Cigarette trafficking is a very lucrative crime both here in the United States and abroad. It is estimated that illicit cigarettes account for over 10 percent of the more than 5.7 trillion cigarettes sold globally each year. Here in the United States alone, approximately 4 billion of the cigarettes sold each year are illicit.

Cigarette smuggling is generally carried out by large criminal organizations that take advantage of the significant disparity between the taxes levied on cigarettes across the States. These differences create a highly lucrative market for individuals to evade State and local sales taxes by purchasing cigarettes in one locality and transporting them to another for resale below market value. It is estimated that criminals can make a profit of as much as $1 million on just a single truckload of illicit cigarettes.

Cigarette smuggling is not just profitable for criminal networks; this crime also harms State and Federal revenues. According to the Justice Department, this illicit activity costs the States and the Federal Government an estimated $5 billion each year. This is money that could and should be put to better use.

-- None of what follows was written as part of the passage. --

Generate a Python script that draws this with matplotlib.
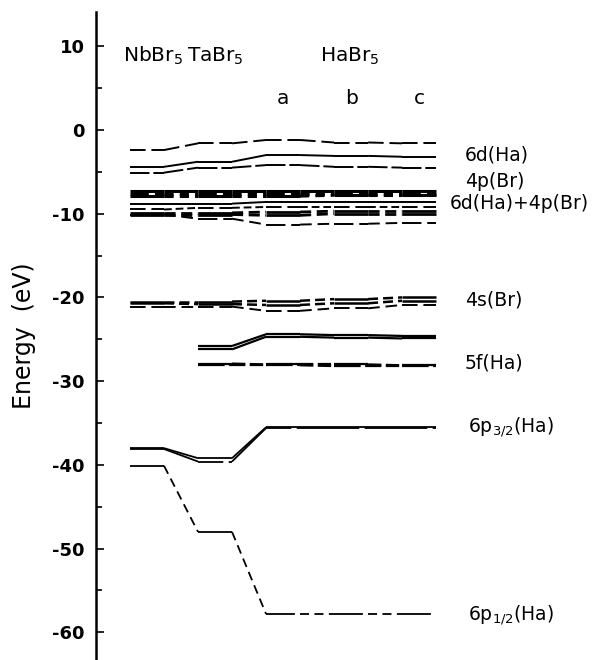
import numpy as np
import matplotlib
matplotlib.use("Agg")
import matplotlib.pyplot as plt

plt.rcParams['font.family'] = ['DejaVu Sans']
plt.rcParams['mathtext.default'] = 'regular'

# columns: NbBr5, TaBr5, HaBr5 (a), HaBr5 (b), HaBr5 (c)
compounds = ["NbBr$_5$", "TaBr$_5$", "HaBr$_5$"]
variants = ["a", "b", "c"]
nan = np.nan

# energy levels (eV) per column, flat-segment style, link style, line width
levels = [
    # 6d(Ha)
    ([-2.4, -1.6, -1.2, -1.5, -1.6], (0, (8, 3)), (0, (8, 3)), 1.4),
    ([-4.4, -3.8, -3.0, -3.1, -3.2], '-', '-', 1.4),
    ([-5.1, -4.5, -4.2, -4.4, -4.5], (0, (10, 2)), (0, (10, 2)), 1.4),
    # 4p(Br)
    ([-7.3, -7.3, -7.3, -7.3, -7.3], '-', '-', 2.2),
    ([-7.6, -7.6, -7.6, -7.6, -7.6], (0, (6, 2)), (0, (3, 2)), 2.2),
    ([-7.9, -7.9, -7.9, -7.8, -7.8], '-', (0, (3, 2)), 2.2),
    # 6d(Ha)+4p(Br)
    ([-8.8, -8.8, -8.6, -8.6, -8.6], '-', '-', 1.4),
    ([-9.5, -9.3, -9.2, -9.2, -9.2], (0, (8, 3)), (0, (4, 2)), 1.4),
    ([-9.9, -9.9, -9.8, -9.7, -9.7], '-', (0, (4, 2)), 2.0),
    ([-10.1, -10.1, -10.2, -10.0, -10.0], '-', (0, (4, 2)), 2.0),
    ([-10.1, -10.6, -11.3, -11.2, -11.1], (0, (10, 3)), (0, (6, 3)), 1.4),
    # 4s(Br)
    ([-20.5, -20.5, -20.4, -20.2, -20.0], '-', (0, (4, 2)), 1.8),
    ([-20.7, -20.8, -20.9, -20.7, -20.4], '-', (0, (4, 2)), 1.8),
    ([-21.1, -21.1, -21.6, -21.3, -20.9], (0, (8, 3)), (0, (6, 3)), 1.4),
    # ~-25 and 5f(Ha)
    ([nan, -25.8, -24.4, -24.5, -24.6], '-', '-', 1.6),
    ([nan, -26.2, -24.7, -24.8, -24.9], '-', '-', 1.6),
    ([nan, -27.9, -28.0, -28.0, -28.1], '-', (0, (6, 2)), 1.6),
    ([nan, -28.1, -28.1, -28.2, -28.2], (0, (12, 2)), (0, (6, 2)), 1.6),
    # 6p3/2(Ha)
    ([-38.0, -39.2, -35.5, -35.5, -35.5], '-', '-', 1.3),
    ([-38.1, -39.6, -35.6, -35.6, -35.6], (0, (14, 3)), '-', 1.3),
    # 6p1/2(Ha)
    ([-40.1, -48.0, -57.8, -57.8, -57.8], (0, (16, 3, 2, 3)), (0, (5, 3)), 1.3),
]
# columns whose flats are drawn solid regardless of the level style
solid_cols = {20: [0, 1], 19: [0]}

orbital_labels = ["6d(Ha)", "4p(Br)", "6d(Ha)+4p(Br)", "4s(Br)", "5f(Ha)",
                  "6p$_{3/2}$(Ha)", "6p$_{1/2}$(Ha)"]
orbital_y = [-3.0, -6.2, -8.8, -20.3, -27.8, -35.5, -57.9]
orbital_x = [9.85, 9.85, 9.4, 9.85, 9.85, 9.95, 9.95]

fig = plt.figure(figsize=(5.96, 6.60), dpi=100)
ax = fig.add_axes([0.161, 0.0, 0.839, 0.982])

for n, (energies, flat_ls, link_ls, lw) in enumerate(levels):
    col = [i for i, e in enumerate(energies) if not np.isnan(e)]
    for i in col:
        ls = '-' if i in solid_cols.get(n, []) else flat_ls
        ax.plot([2 * i, 2 * i + 1], [energies[i], energies[i]], color='black',
                lw=lw, linestyle=ls, solid_capstyle='butt', dash_capstyle='butt')
        if i + 1 in col:
            ax.plot([2 * i + 1, 2 * i + 2], [energies[i], energies[i + 1]],
                    color='black', lw=lw, linestyle=link_ls,
                    solid_capstyle='butt', dash_capstyle='butt')

# column headers
ax.text(0.68, 8.8, compounds[0], ha='center', va='center', fontsize=14.5)
ax.text(2.5, 8.8, compounds[1], ha='center', va='center', fontsize=14.5)
ax.text(6.47, 8.8, compounds[2], ha='center', va='center', fontsize=14.5)
for k, v in enumerate(variants):
    ax.text(4.5 + 2 * k, 3.7, v, ha='center', va='center', fontsize=14.5)

for lab, x, y in zip(orbital_labels, orbital_x, orbital_y):
    ax.text(x, y, lab, ha='left', va='center', fontsize=13.5)

ax.set_xlim(-1, 13.7)
ax.set_ylim(-63.3, 14.1)
for s in ['top', 'right', 'bottom']:
    ax.spines[s].set_visible(False)
ax.spines['left'].set_linewidth(1.8)
ax.set_xticks([])
ax.set_yticks(np.arange(-60, 11, 10))
ax.set_yticks(np.arange(-55, 11, 10), minor=True)
ax.tick_params(axis='y', which='major', direction='in', length=6, width=1.2,
               pad=8, labelsize=13)
ax.tick_params(axis='y', which='minor', direction='in', length=4, width=1.2)
ax.set_yticklabels([str(v) for v in range(-60, 11, 10)], fontweight='bold')
ax.set_ylabel("Energy  (eV)", fontsize=17, labelpad=12)

fig.savefig("out.png", dpi=100)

In 2009, Congress took steps to curb contraband cigarettes with the Prevent All Cigarette Trafficking, or PACT, Act. The PACT Act prohibits the sale of cigarettes and other tobacco products over the Internet and made changes to the criminal anticigarette smuggling statutes.

H.R. 338, the Stop Tobacco Smuggling in the Territories Act of 2013, provides a technical correction to ensure that the criminal prohibitions against cigarette smuggling apply to the U.S. territories of American Samoa, Guam, and the Northern Mariana Islands just as they do in the rest of the country. Without this fix, cigarettes sold in these territories without evidence that taxes were paid do not fall within the definition of ``contraband cigarettes.'' This is a modest but important change that will help to discourage crime and increase tax revenues in these United States territories.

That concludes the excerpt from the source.